Sunday, January 31, 2010

Which character in To Kill a Mockingbird is associated with social injustice?

Tom Robinson suffers the most injustice. 


Social justice is the idea that everyone deserves to be treated with respect and have access to equal opportunities.  Tom Robinson faces a great deal of injustice.  He is arrested for raping a white woman, tried, and convicted.  Then he is shot.  All of this is a miscarriage of justice. 


In Maycomb, blacks and whites are not treated equally.  If you are white, you live a life of privilege. Although there are variations due to social class, white citizens will always be better off than black citizens. People in Maycomb just accept that this is the way things have always been. 

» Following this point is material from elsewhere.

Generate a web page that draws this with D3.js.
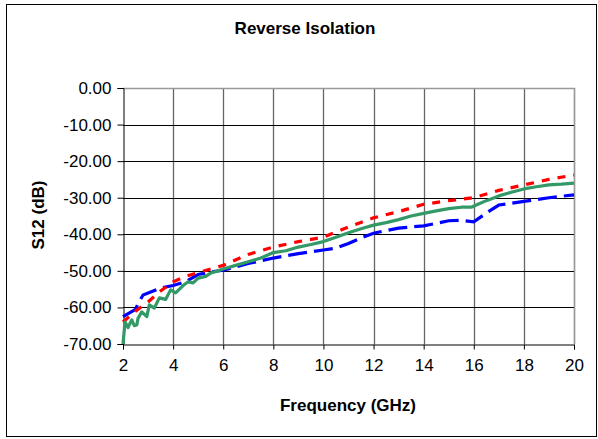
<!DOCTYPE html>
<html><head><meta charset="utf-8">
<script src="https://cdn.jsdelivr.net/npm/d3@7"></script>
<style>body{margin:0;background:#fff}svg{display:block;font-family:"Liberation Sans",Arial,sans-serif}</style>
</head><body><svg id="c" width="598" height="439"></svg>
<script>
const xTicks = [2,4,6,8,10,12,14,16,18,20];
const yTicks = [0,-10,-20,-30,-40,-50,-60,-70];

const redFreq = [2,2.5,3,3.5,4,4.5,5,5.5,6,7,8,9,10,11,12,13,14,15,16,17,18,19,20];
const redDb   = [-64,-61,-58.5,-55.5,-53,-51.5,-50.5,-49.5,-48.5,-45.5,-43.5,-42,-40.8,-38,-35.5,-33.8,-31.8,-30.8,-30,-28,-26.5,-25,-23.8];

const blueFreq = [2,2.5,2.6,2.8,3.5,4,4.5,5,5.5,6,7,8,9,10,10.5,11,11.5,12,13,14,15,15.5,16,16.5,17,18,19,20];
const blueDb   = [-62.5,-60.5,-59,-56.6,-54.7,-54,-53,-51,-50.3,-49.8,-48,-46.5,-45.3,-44.3,-43.8,-42.5,-41,-39.7,-38.3,-37.7,-36.3,-36.2,-36.6,-34.2,-32,-31,-30,-29.2];

const greenFreq = [2,2.08,2.2,2.35,2.45,2.55,2.6,2.75,2.95,3.05,3.25,3.45,3.7,3.9,4.1,4.4,4.6,4.8,5,5.3,5.5,5.8,6,6.5,7,7.5,8,8.5,9,9.5,10,10.5,11,11.5,12,12.5,13,13.5,14,14.5,15,15.5,15.9,16.1,16.5,17,17.5,18,18.5,19,19.5,20];
const greenDb   = [-70,-64,-65.5,-63.4,-65,-64.8,-63,-61.2,-62.5,-59.3,-60.2,-57.4,-57.8,-55.2,-56,-54,-53,-53.3,-52,-51.5,-50.6,-50,-49.5,-48.5,-47.5,-46.5,-45,-44.5,-43.5,-42.8,-42,-40.8,-39.6,-38.5,-37.5,-36.8,-36,-35,-34.3,-33.6,-33,-32.6,-32.6,-32,-30.8,-29.5,-28.5,-27.6,-27,-26.5,-26.3,-26];

const svg = d3.select("#c");
const L=123, R=574, T=88, B=344;
const FS = 17;
const x = d3.scaleLinear().domain([2,20]).range([L,R]);
const y = d3.scaleLinear().domain([-70,0]).range([B,T]);

svg.append("rect").attr("x",6.5).attr("y",4.5).attr("width",590).attr("height",432)
  .attr("fill","#fff").attr("stroke","#000").attr("stroke-width",1);

// vertical gridlines
svg.append("g").selectAll("line").data(xTicks.slice(1)).join("line")
  .attr("x1",d=>Math.round(x(d))+0.5).attr("x2",d=>Math.round(x(d))+0.5)
  .attr("y1",T).attr("y2",B).attr("stroke","#666").attr("stroke-width",1.3);
// horizontal gridlines
svg.append("g").selectAll("line").data(yTicks.slice(1,-1)).join("line")
  .attr("x1",L).attr("x2",R).attr("y1",d=>Math.round(y(d))+0.5).attr("y2",d=>Math.round(y(d))+0.5)
  .attr("stroke","#000").attr("stroke-width",1);
// top & right border (gray)
svg.append("path").attr("d",`M${L},${T+0.5}H${R+0.5}V${B}`).attr("fill","none").attr("stroke","#999").attr("stroke-width",1.3);

// axes
const yAxis = d3.axisLeft(y).tickValues(yTicks).tickSize(6).tickFormat(d=>d.toFixed(2));
const gy = svg.append("g").attr("transform",`translate(${L+0.5},0)`).call(yAxis);
gy.selectAll("text").attr("font-size",FS).attr("fill","#000").attr("x",-12).attr("font-family","Liberation Sans, Arial, sans-serif");
gy.select(".domain").attr("stroke","#000");
gy.selectAll(".tick line").attr("stroke","#000");

const xAxis = d3.axisBottom(x).tickValues(xTicks).tickSize(5).tickFormat(d3.format("d"));
const gx = svg.append("g").attr("transform",`translate(0,${B+0.5})`).call(xAxis);
gx.selectAll("text").attr("font-size",FS).attr("fill","#000").attr("y",14).attr("font-family","Liberation Sans, Arial, sans-serif");
gx.select(".domain").attr("stroke","#000");
gx.selectAll(".tick line").attr("stroke","#000");

const line = d3.line().x(d=>x(d[0])).y(d=>y(d[1]));
const plot = svg.append("g");
plot.append("path").datum(d3.zip(blueFreq,blueDb)).attr("d",line)
  .attr("fill","none").attr("stroke","#0000ff").attr("stroke-width",3.2).attr("stroke-dasharray","19,7");
plot.append("path").datum(d3.zip(redFreq,redDb)).attr("d",line)
  .attr("fill","none").attr("stroke","#ff0000").attr("stroke-width",3.2).attr("stroke-dasharray","8,8");
plot.append("path").datum(d3.zip(greenFreq,greenDb)).attr("d",line)
  .attr("fill","none").attr("stroke","#339966").attr("stroke-width",3.2).attr("stroke-linejoin","round");

svg.append("text").attr("x",305).attr("y",34).attr("text-anchor","middle")
  .attr("font-size",FS).attr("font-weight","bold").text("Reverse Isolation");
svg.append("text").attr("x",348).attr("y",411).attr("text-anchor","middle")
  .attr("font-size",FS).attr("font-weight","bold").text("Frequency (GHz)");
svg.append("text").attr("transform","translate(44,215) rotate(-90)").attr("text-anchor","middle")
  .attr("font-size",FS).attr("font-weight","bold").text("S12 (dB)");
</script></body></html>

Atticus Finch takes Tom Robinson’s case because he is chosen.  He feels that he has an obligation to defend the man to the best of his ability, regardless of how unpopular it might be in Maycomb.  He also tries his best to support his client, even standing up to a lynch mob. 

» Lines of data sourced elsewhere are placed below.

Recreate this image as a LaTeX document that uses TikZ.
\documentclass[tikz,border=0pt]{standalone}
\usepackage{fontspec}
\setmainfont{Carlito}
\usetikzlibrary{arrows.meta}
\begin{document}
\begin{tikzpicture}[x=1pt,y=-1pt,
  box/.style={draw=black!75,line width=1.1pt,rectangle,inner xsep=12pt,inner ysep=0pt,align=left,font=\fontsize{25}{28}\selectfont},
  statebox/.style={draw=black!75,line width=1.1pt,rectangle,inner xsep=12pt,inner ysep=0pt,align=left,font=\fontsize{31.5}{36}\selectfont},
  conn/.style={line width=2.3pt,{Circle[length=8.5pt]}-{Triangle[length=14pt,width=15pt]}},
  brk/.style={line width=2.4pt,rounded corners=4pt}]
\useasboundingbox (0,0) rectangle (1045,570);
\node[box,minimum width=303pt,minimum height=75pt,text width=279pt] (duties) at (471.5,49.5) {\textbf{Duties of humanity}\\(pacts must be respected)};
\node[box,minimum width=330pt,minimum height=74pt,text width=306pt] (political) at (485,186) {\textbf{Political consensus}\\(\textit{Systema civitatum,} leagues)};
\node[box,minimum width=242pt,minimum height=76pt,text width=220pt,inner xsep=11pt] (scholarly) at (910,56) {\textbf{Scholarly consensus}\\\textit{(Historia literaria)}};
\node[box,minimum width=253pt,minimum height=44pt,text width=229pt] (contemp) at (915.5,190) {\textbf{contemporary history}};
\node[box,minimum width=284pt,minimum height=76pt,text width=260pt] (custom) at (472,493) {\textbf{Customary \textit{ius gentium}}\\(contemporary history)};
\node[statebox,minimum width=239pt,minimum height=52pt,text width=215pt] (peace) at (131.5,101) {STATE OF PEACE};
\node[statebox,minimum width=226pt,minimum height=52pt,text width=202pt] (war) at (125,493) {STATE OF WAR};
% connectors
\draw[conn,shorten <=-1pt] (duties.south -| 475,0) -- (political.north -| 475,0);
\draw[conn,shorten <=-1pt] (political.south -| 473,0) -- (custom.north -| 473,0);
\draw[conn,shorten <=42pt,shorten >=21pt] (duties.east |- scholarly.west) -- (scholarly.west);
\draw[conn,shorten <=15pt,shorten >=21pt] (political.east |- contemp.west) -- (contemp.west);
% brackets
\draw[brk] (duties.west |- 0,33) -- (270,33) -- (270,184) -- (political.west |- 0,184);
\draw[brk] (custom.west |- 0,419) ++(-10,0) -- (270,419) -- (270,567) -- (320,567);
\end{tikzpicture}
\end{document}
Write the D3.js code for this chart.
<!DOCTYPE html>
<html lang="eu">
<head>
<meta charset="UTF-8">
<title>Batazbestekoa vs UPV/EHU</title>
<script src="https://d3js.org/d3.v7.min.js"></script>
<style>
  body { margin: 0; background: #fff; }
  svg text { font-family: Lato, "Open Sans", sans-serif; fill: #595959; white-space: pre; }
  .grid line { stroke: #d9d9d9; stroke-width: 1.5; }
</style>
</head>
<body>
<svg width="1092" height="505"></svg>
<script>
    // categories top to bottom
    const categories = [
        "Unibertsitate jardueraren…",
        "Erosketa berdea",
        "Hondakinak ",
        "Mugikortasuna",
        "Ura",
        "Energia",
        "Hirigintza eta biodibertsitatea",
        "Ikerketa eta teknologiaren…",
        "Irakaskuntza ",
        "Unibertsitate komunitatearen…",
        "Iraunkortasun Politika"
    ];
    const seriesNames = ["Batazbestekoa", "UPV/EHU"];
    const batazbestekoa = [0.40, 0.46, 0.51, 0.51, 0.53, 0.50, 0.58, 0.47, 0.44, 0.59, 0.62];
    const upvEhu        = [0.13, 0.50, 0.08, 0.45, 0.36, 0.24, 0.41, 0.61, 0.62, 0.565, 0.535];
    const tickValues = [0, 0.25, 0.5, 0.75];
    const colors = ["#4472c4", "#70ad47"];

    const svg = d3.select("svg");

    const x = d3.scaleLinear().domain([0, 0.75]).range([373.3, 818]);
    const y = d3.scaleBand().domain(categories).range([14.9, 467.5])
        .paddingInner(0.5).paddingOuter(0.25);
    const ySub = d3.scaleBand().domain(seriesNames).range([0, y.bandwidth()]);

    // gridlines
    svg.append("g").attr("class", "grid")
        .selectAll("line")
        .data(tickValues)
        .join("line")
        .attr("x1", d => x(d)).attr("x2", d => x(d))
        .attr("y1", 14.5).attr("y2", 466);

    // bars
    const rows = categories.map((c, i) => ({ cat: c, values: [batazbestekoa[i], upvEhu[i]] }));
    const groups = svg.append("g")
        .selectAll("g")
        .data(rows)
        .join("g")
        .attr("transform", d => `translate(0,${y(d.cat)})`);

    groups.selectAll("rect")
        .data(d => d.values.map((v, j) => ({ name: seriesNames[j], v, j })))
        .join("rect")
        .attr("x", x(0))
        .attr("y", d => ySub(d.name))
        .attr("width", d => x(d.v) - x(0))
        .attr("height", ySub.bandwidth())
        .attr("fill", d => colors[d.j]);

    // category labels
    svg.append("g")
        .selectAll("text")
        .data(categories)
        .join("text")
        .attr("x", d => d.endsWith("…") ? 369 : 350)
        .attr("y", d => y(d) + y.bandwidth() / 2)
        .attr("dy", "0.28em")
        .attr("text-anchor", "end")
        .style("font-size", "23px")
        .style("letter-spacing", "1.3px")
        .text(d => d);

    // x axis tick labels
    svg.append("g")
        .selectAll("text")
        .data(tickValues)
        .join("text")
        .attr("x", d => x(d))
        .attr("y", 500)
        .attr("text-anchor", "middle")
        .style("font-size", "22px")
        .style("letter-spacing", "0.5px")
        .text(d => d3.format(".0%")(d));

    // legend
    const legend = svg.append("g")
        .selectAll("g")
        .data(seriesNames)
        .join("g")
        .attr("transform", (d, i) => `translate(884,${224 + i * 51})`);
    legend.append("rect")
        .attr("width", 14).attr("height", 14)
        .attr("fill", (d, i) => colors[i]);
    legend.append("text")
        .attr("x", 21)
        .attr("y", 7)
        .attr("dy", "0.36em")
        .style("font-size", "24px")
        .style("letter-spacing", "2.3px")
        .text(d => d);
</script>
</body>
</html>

“You know what we want,” another man said. “Get aside from the door, Mr. Finch.”


“You can turn around and go home again, Walter,” Atticus said pleasantly. “Heck Tate’s around somewhere.”


… “Heck’s bunch’s so deep in the woods they won’t get out till mornin‘.” (Ch. 15) 



In addition to being accused of rape because he is a black man, the mob of white men trying to kill him is another example of social injustice.  The implication is that Tom Robinson, as a black man, does not deserve a trial. Atticus stands up for him and Scout convinces the men to go home. 


The trial itself is only just in that Atticus is defending Tom Robinson.  Atticus is a very well-respected attorney, so Judge Taylor tried to give Robinson a chance.  Atticus does his best to prove that Tom Robinson could not have injured Mayella Ewell because his left arm is crippled and her injuries were on the right side of her face.  Mr. Gilmer treats Robinson very disrespectfully, calling him “boy” and acting dismissively and patronizingly, so much so that Dill had to leave the courtroom crying. 


In the worst social injustice, Tom Robinson is convicted, not because the jury thinks he is guilty, but because he is a black man.  Sadly, he decides that he doesn’t want to take his chances with an appeal and tries to escape.  He is shot going over the prison fence.  Even Mr. Underwood, the newspaperman and an unrepentant racist, believes that this is unjust. 



Mr. Underwood didn’t talk about miscarriages of justice, he was writing so children could understand. Mr. Underwood simply figured it was a sin to kill cripples, be they standing, sitting, or escaping. He likened Tom’s death to the senseless slaughter of songbirds by hunters and children … (Ch. 25) 



Underwood’s point is that convicting Tom Robinson was one thing, but shooting a man with only one good arm is another. Tom Robinson did not deserve to die. There was no reason to shoot him because they could have easily stopped him. Again, he was treated differently because he was a black man.